4 thoughts on “The Bilingual Edge (book review)

  1. celine says:

    Hello Eowyn!

    Thank you for writing this blog. What do you think what is the best age for a child to be disposed to the second or third language outside of the family? I mean, should parents wait until their child has got a solid basis in the “home language(s)” before sending he or she to the local daycare or school?
    Thank you in advance for your answer!


    • eacrisfield says:

      I think it really depends on the circumstances and the need for the third language. If the parents speak two different languages, and the third is a community language that the child will need (for school), then the third should be introduced early enough to give the child a basis in the language before starting school. If the third language is purely by choice (no need for it to communicate in daily life) then it can wait until later. Whichever method the parents choose, it’s important to remember that adequate input is required in all languages for a child to master them. So, the more languages being used, the more need there is for planning, to ensure that each language is being used enough.

      • celine says:

        Thank you for your reply. The importance of planning I got very well from your lecture 🙂 If you do not mind, I explain my question.
        In our situation the third language is community language and will be spoken at school.
        I was confronted with a strong opinion that community language tends to dominate over the years and if a child did not get the solid basis in the home languages, he or she will gradually lose connection to the parents (given the fact they still insist on speaking their mother tongues).
        To keep this connection alive, the parents will have no choice but to speak community language. Which means a clear perspective of giving up on multilinguality.
        To avoid it, they recommend to keep community language aside until the age of 4 years (approx.)
        What do you think of this advice? Do you have experience with that?


      • eacrisfield says:

        Hi Celine,

        The short answer is that there is no one-size-fits all answer for your question. Yes, in some cases the local (school) language does become dominant after the children start school.

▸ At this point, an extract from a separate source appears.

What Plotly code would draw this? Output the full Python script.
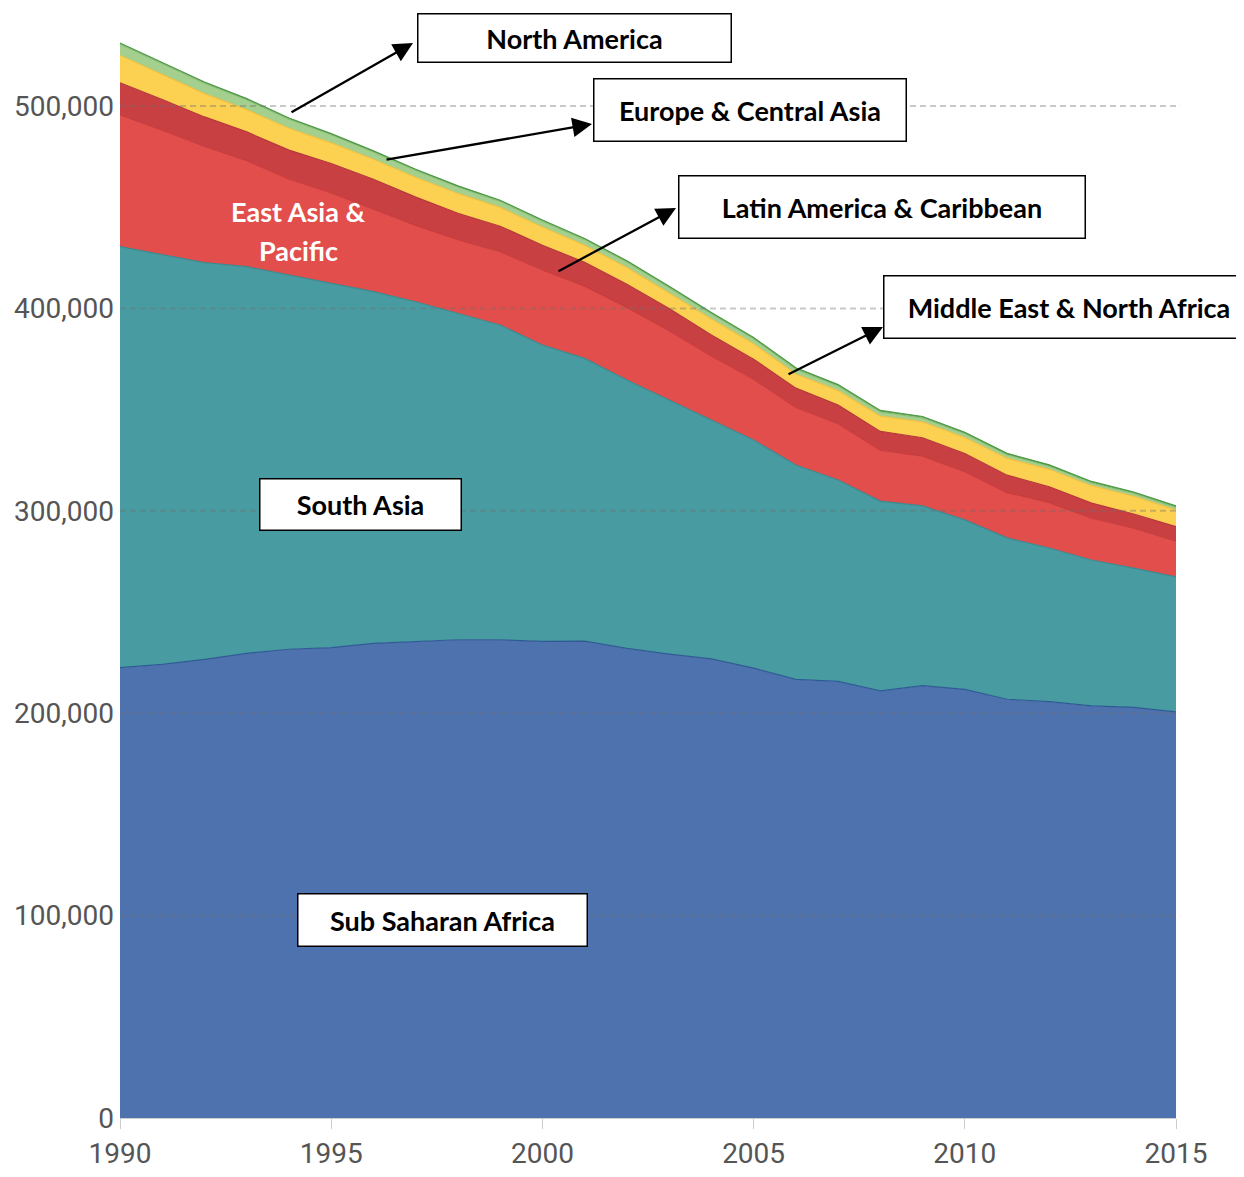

Whether or not that happens depends partly on the languages in question (majority or high-status languages are easier to maintain) and how much effort/time the parents have to put into supporting their language (activities, friends, travel etc).
        Some families do choose to wait until school age (4-years old here) to introduce the school language. How this works out for the children depends a great deal on the school in question. If the school has services and support for language learners, and differentiates instruction and assessment during the language-learning period, this can be successful. However, many local schools do not offer these services, which can lead to academic stress and lack of success for some children.
        As always, it is a question of weighing carefully the family situation and options, and making a decision based on these – what works for one family may not work for another, and indeed the same solution may not even work for two children in the same family.